We should open our hearts for the best answers to prayer
Paul prays, “that ye, being rooted and grounded in love, may be able to comprehend with all saints what is the breadth, and length, and depth, and height, and to know the love of Christ, which passeth knowledge” (v17-19).
The love of God in Christ to lost sinners is so large, so free, and in every way so wonderful. But our hearts are so narrow, and His ways of showing His love are so unexpected and strange to us, that even though it is revealed in the gospel, God Himself is the only one who can make us see it and grasp it. Paul prays to God for the people at Ephesus that God would let them comprehend and understand it.

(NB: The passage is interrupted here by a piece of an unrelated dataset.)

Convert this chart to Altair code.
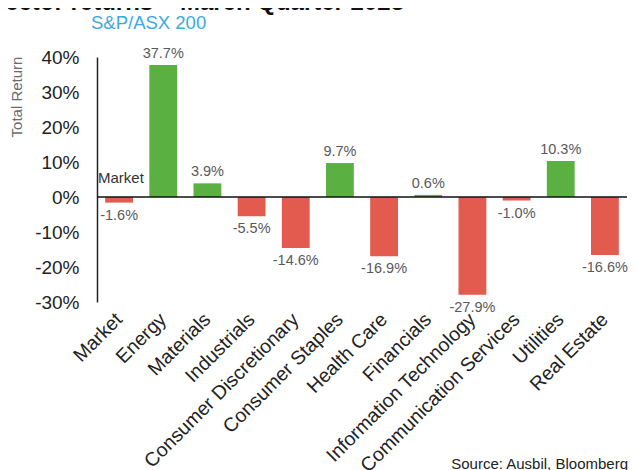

The answer to Paul’s prayer will give us stability in times of trouble
As trees cannot long stand against the blasts of boisterous winds, unless their roots are deeply fastened in some good ground – and as houses cannot long remain firm and strong, unless they are built on some sure foundation – neither can we hold out for any space of time against temptations unless we are undergirded and supported by some strong foundation. That stability and constancy comes from the faith of God’s love. If we are not “rooted and grounded” in the love of Christ, we are like trees without a root and a house without a foundation. The only sure foundation for our souls is the unchangeable and free love of God in Christ revealed in the gospel and grasped by faith. No conceit of our own righteousness, or courage or resolutions will do.
The breadth of Christ’s love extends to all ages of history and all sorts of people. Its length reaches from eternity to eternity. Its depth stoops down to the lowest depths of sin and misery and pulls sinners out of there. Its height reaches up to heavenly joys and happiness, and carries sinners up to there. It is called “the love of Christ,” not to exclude the love of the Father or Holy Spirit, but because the love of the whole Trinity is conveyed to lost sinners through Christ and His merit. It passes created understanding to know it.
We must not content ourselves with a superficial view of God’s free love in Christ. Instead, take the most accurate inspection of it in all its dimensions, and endeavour at least to know it as far as you can. Our delight in it and the comfort we get from it is constrained by the narrowness of our thoughts and the shallowness of our insights about God’s love in Christ. The love of God in Christ, and the love of Christ to lost sinners, is so rich and unsearchable, so matchless and unparalleled, so vast, boundless and, well, infinite, that in the end the most we can say is that it “passeth knowledge.” How much this should stir us up to seek it!
Our prayers should take confidence from who God is
Paul towards the end of his prayer refers to God again, this time as “Him that is able to do exceedingly abundantly above all that we can ask or think…” (verse 20). Thinking of God in this way, Paul is so sure that God would answer that he is breaking out into thanksgiving already, as if everything he had asked for was already granted. “To him be glory!” (verse 21).
God is not only able to bestow more things and greater things than we can express, but also to bestow these greater things in a large and abundant measure. The conceptions we have of God when we pray to Him should be things that will furnish our hearts with reasons to have confidence in Him and the fact that He will hear us.
Especially we should stabilise our hearts in the faith of God’s omnipotence and power to grant what we ask. This is one of the best supports for prayer, seeing it is beyond all doubt that God will do whatever He is able to grant our petitions if we are seeking things which He has promised (1 John 5:14).